In the earliest society the proprietors made their own wealth, and so long as it comes to the owners in the direct way, no other opinion would arise in any equitable community than that property should make the law for property, and persons the law for persons.

But property passes through donation or inheritance to those who do not create it. Gift, in one case, makes it as really the new owner’s, as labor made it the first owner’s: the other case, of patrimony, the law makes an ownership which will be valid in each man’s view according to the estimate which he sets on the public tranquillity.

It was not, however, found easy to embody the readily admitted principle that property should make law for property, and persons for persons, since persons and property mixed themselves in every transaction. At last it seemed settled that the rightful distinction was that the proprietors should have more elective franchise than non-proprietors, on the Spartan principle of “calling that which is just, equal; not that which is equal, just.”

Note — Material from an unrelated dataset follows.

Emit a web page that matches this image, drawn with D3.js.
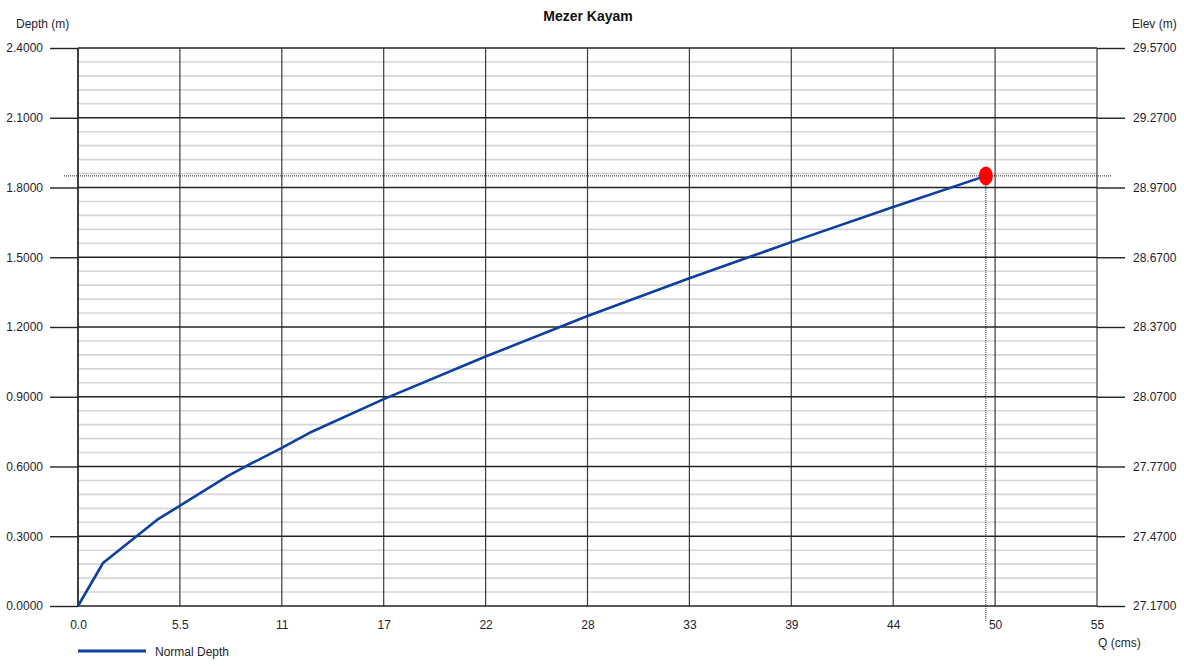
<!DOCTYPE html>
<html>
<head>
<meta charset="utf-8">
<script src="https://cdn.jsdelivr.net/npm/d3@7"></script>
<style>
  html, body { margin: 0; padding: 0; background: #fff; }
  svg { display: block; font-family: "Liberation Sans", Arial, sans-serif; }
</style>
</head>
<body>
<svg id="chart" width="1184" height="666"></svg>
<script>
// Rating curve: discharge Q (cms) vs. normal depth (m)
const flowQ     = [0, 1.35, 4.26, 8.1, 9.28, 11, 12.5, 16.5, 22, 27.5, 33, 38.5, 44, 49];
const normDepth = [0, 0.185, 0.37, 0.56, 0.61, 0.68, 0.745, 0.89, 1.073, 1.247, 1.41, 1.565, 1.716, 1.85];

// Current operating point
const pointQ = [49];
const pointDepth = [1.85];

// Axis tick values and labels
const xTickValues = [0, 5.5, 11, 16.5, 22, 27.5, 33, 38.5, 44, 49.5, 55];
const xTickLabels = ["0.0", "5.5", "11", "17", "22", "28", "33", "39", "44", "50", "55"];
const depthTicks  = [0, 0.3, 0.6, 0.9, 1.2, 1.5, 1.8, 2.1, 2.4];
const elevBase = 27.17;

(function draw() {
  const svg = d3.select("#chart");
  const pLeft = 78, pRight = 1097, pTop = 48, pBottom = 606;

  const x = d3.scaleLinear().domain([0, 55]).range([pLeft, pRight]);
  const y = d3.scaleLinear().domain([0, 2.4]).range([pBottom, pTop]);
  const yElev = d3.scaleLinear().domain([elevBase, elevBase + 2.4]).range([pBottom, pTop]);

  const textColor = "#1e1e2e";
  const font = "'Liberation Sans', Arial, sans-serif";

  // Minor horizontal grid
  const minor = d3.range(0, 2.4001, 0.06).filter(v => Math.abs(v / 0.3 - Math.round(v / 0.3)) > 1e-6);
  svg.append("g").selectAll("line").data(minor).join("line")
    .attr("x1", pLeft).attr("x2", pRight)
    .attr("y1", d => y(d)).attr("y2", d => y(d))
    .attr("stroke", "#d6d6d6").attr("stroke-width", 1.6);

  // Major vertical grid
  svg.append("g").selectAll("line").data(xTickValues).join("line")
    .attr("x1", d => x(d)).attr("x2", d => x(d))
    .attr("y1", pTop).attr("y2", pBottom)
    .attr("stroke", "#3a3a3a").attr("stroke-width", 1.2);

  // Left depth axis
  const yAxisL = d3.axisLeft(y).tickValues(depthTicks)
    .tickFormat(d3.format(".4f")).tickSize(pLeft - 50).tickPadding(7);
  const gL = svg.append("g").attr("transform", `translate(${pLeft},0)`).call(yAxisL);
  gL.select(".domain").remove();
  gL.selectAll(".tick line").attr("stroke", "#222").attr("stroke-width", 1.4);
  gL.selectAll(".tick text").attr("fill", textColor).style("font-size", "12px").style("font-family", font);

  // Major horizontal grid across the plot
  svg.append("g").selectAll("line").data(depthTicks).join("line")
    .attr("x1", pLeft).attr("x2", pRight)
    .attr("y1", d => y(d)).attr("y2", d => y(d))
    .attr("stroke", "#222").attr("stroke-width", 1.4);

  // Right elevation axis
  const elevTicks = depthTicks.map(d => elevBase + d);
  const yAxisR = d3.axisRight(yElev).tickValues(elevTicks)
    .tickFormat(d3.format(".4f")).tickSize(1125 - pRight).tickPadding(8);
  const gR = svg.append("g").attr("transform", `translate(${pRight},0)`).call(yAxisR);
  gR.select(".domain").remove();
  gR.selectAll(".tick line").attr("stroke", "#222").attr("stroke-width", 1.4);
  gR.selectAll(".tick text").attr("fill", textColor).style("font-size", "12px").style("font-family", font);

  // Bottom Q axis (labels only)
  const xAxis = d3.axisBottom(x).tickValues(xTickValues)
    .tickFormat((d, i) => xTickLabels[i]).tickSize(0).tickPadding(14);
  const gX = svg.append("g").attr("transform", `translate(0,${pBottom})`).call(xAxis);
  gX.select(".domain").remove();
  gX.selectAll(".tick text").attr("fill", textColor).style("font-size", "12px").style("font-family", font);

  // Left axis line
  svg.append("line").attr("x1", pLeft).attr("x2", pLeft).attr("y1", pTop).attr("y2", pBottom)
    .attr("stroke", "#222").attr("stroke-width", 1.4);

  // Dotted guide lines through the operating point
  svg.append("line")
    .attr("x1", 64).attr("x2", 1111)
    .attr("y1", y(pointDepth[0])).attr("y2", y(pointDepth[0]))
    .attr("stroke", "#222").attr("stroke-width", 1).attr("stroke-dasharray", "1,1");
  svg.append("line")
    .attr("x1", x(pointQ[0])).attr("x2", x(pointQ[0]))
    .attr("y1", y(pointDepth[0])).attr("y2", 621)
    .attr("stroke", "#222").attr("stroke-width", 1).attr("stroke-dasharray", "1,1");

  // Normal depth curve
  const pts = flowQ.map((q, i) => [q, normDepth[i]]);
  svg.append("path")
    .attr("d", d3.line().x(d => x(d[0])).y(d => y(d[1]))(pts))
    .attr("fill", "none").attr("stroke", "#0d3fa0").attr("stroke-width", 2.6)
    .attr("stroke-linejoin", "round");

  // Operating point marker
  svg.append("ellipse")
    .attr("cx", x(pointQ[0])).attr("cy", y(pointDepth[0]))
    .attr("rx", 7).attr("ry", 9.5).attr("fill", "#ff0000");

  // Titles
  svg.append("text").attr("x", 588).attr("y", 21).attr("text-anchor", "middle")
    .attr("fill", "#111").style("font-size", "14px").style("font-weight", "bold")
    .text("Mezer Kayam");
  svg.append("text").attr("x", 16).attr("y", 28).attr("fill", textColor)
    .style("font-size", "12px").text("Depth (m)");
  svg.append("text").attr("x", 1132).attr("y", 28).attr("fill", textColor)
    .style("font-size", "12px").text("Elev (m)");
  svg.append("text").attr("x", 1098).attr("y", 647).attr("fill", textColor)
    .style("font-size", "12px").text("Q (cms)");

  // Legend
  svg.append("line").attr("x1", 78).attr("x2", 146).attr("y1", 651).attr("y2", 651)
    .attr("stroke", "#0d3fa0").attr("stroke-width", 3);
  svg.append("text").attr("x", 155).attr("y", 655.5).attr("fill", textColor)
    .style("font-size", "12px").text("Normal Depth");
})();
</script>
</body>
</html>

That principle no longer looks so self-evident as it appeared in former times, partly because doubts have arisen whether too much weight had not been allowed in the laws to property, and such a structure given to our usages as allowed the rich to encroach on the poor, and to keep them poor; but mainly because there is an instinctive sense, however obscure and yet inarticulate, that the whole constitution of property, on its present tenures, is injurious, and its influence on persons deteriorating and degrading; that truly the only interest for the consideration of the State is persons; that property will always follow persons; that the highest end of government is the culture of men; and
that if men can be educated, the institutions will share their improvement and the moral sentiment will write the law of the land.

If it be not easy to settle the equity of this question, the peril is less when we take note of our natural defences. We are kept by better guards than the vigilance of such magistrates as we commonly elect. Society always consists in greatest part of young and foolish persons. The old, who have seen through the hypocrisy of courts and statesmen, die and leave no wisdom to their sons. They believe their own newspaper, as their fathers did at their age. With such an ignorant and deceivable majority, States would soon run to ruin, but that there are limitations beyond which the folly and ambition of governors cannot go. Things have their laws, as well as men; and things refuse to be trifled with. Property will be protected. Corn will not grow unless it is planted and manured; but the farmer will not plant or hoe it unless the chances are a hundred to one that he will cut and harvest it. Under any forms, persons and property must and will have their just sway. They exert their power, as steadily as matter its attraction. Cover up a pound of earth never so cunningly, divide and subdivide it; melt it to liquid, convert it to gas; it will always weigh a pound; it will always attract and resist other matter by the full virtue of one pound weight: and the attributes of a person, his wit and his moral energy, will exercise, under any law or extinguishing tyranny, their proper force, if not overtly, then covertly; if not for the law, then against it; if not wholesomely, then poisonously; with right, or by might.

The boundaries of personal influence it is impossible to fix, as persons are organs of moral or supernatural force. Under the dominion of an idea which possesses the minds of multitudes, as civil freedom, or the religious sentiment, the powers of persons are no longer subjects of calculation. A nation of men unanimously bent on freedom or conquest can easily confound the arithmetic of statists, and achieve extravagant actions, out of all proportion to their means; as the Greeks, the Saracens, the Swiss, the Americans, and the French have done.

In like manner to every particle of property belongs its own attraction. A cent is the representative of a certain quantity of corn or other commodity. Its value is in the necessities of the animal man. It is so much warmth, so much bread, so much water, so much land. The law may do what it will with the owner of property; its just power will still attach to the cent. The law may in a mad freak say that all shall have
power except the owners of property; they shall have no vote. Nevertheless, by a higher law, the property will, year after year, write every statute that respects property. The non-proprietor will be the scribe of the proprietor. What the owners wish to do, the whole power of property will do, either through the law or else in defiance of it. Of course I speak of all the property, not merely of the great estates. When the rich are outvoted, as frequently happens, it is the joint treasury of the poor which exceeds their accumulations. Every man owns something, if it is only a cow, or a wheelbarrow, or his arms, and so has that property to dispose of.